= Santuario Reale della Beata Vergine delle Grazie =

Shrine in Racconigi, Italy
The Santuario Reale della Beata Vergine delle Grazie, or Royal Sanctuary of the Blessed Virgin of the Graces, is a Neoclassical-style, Roman Catholic church in Racconigi, Province of Cuneo, region of Piedmont, Italy.

==History==
A convent of the Carmelite order was located near the banks of the Maira River in 1493, at the site of an apparition of the Virgin Mary that putatively healed a deaf-mute boy. This church was razed during the Napoleonic era. Tradition held that the church housed a copy of the painting of Mary of the Graces by St Luke. In 1835, the neighbourhood of Macra was afflicted with an epidemic of cholera. The painting above was taken to the chapel of St Michael. The plague passed, and the Piedmontese royal family held a service to thank the Virgin for her intervention in stemming the epidemic.

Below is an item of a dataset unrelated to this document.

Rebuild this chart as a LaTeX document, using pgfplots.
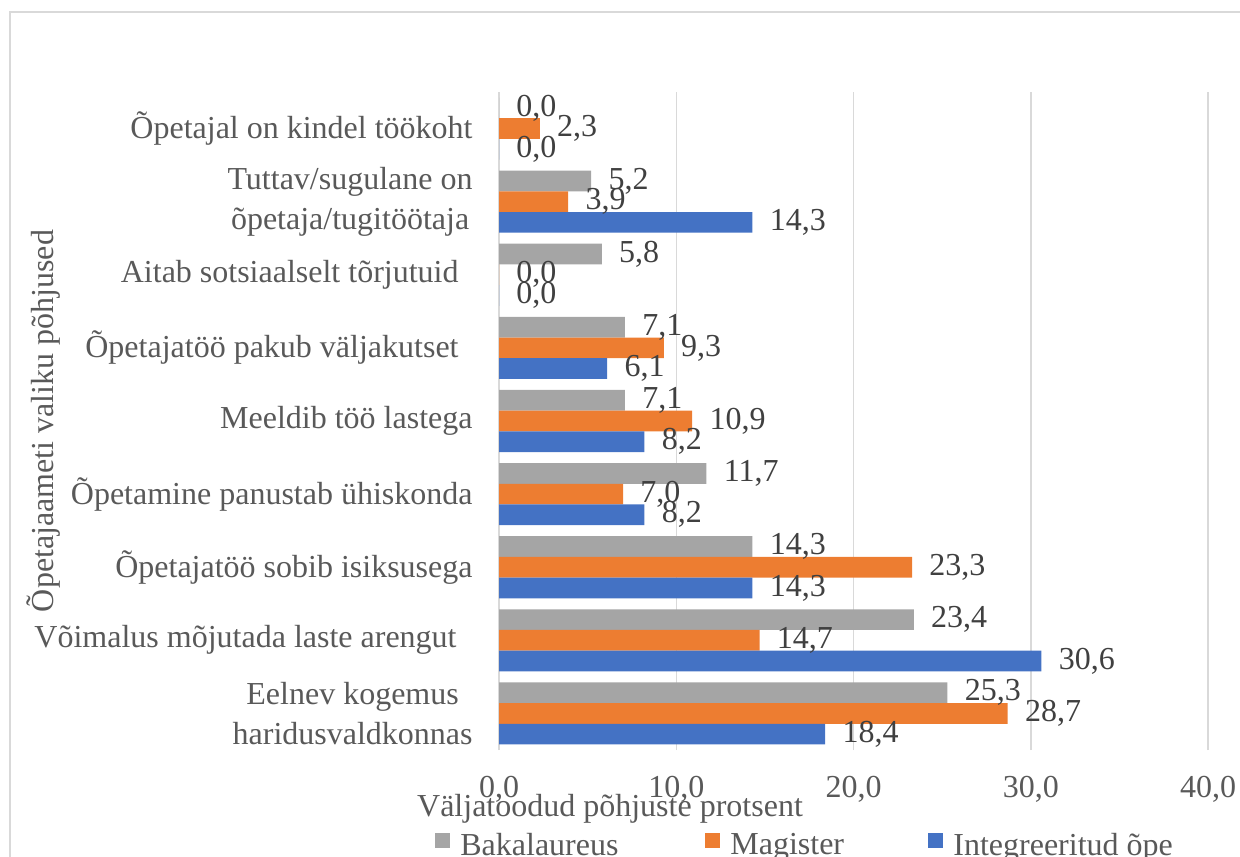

The next year, King Charles Albert of Sardinia patronized the erection of a new church, consecrated in August 1838. The design was by Ernesto Melano, and the structure was referred to as the Small Pantheon (Piccolo Pantheon) reflecting the influence of the Roman temple. The interiors house the following works:
- San Michele painted by Pietro Ayres
- Blessed Umberto III of Savoy painted by Francesco Gonin
- Icon of Mary of the Graces
- Main altar, marble, by Giuseppe Gaggini
- Tombs of the cadet branch of the House of Savoy, the Savoy-Villafranca are buried here.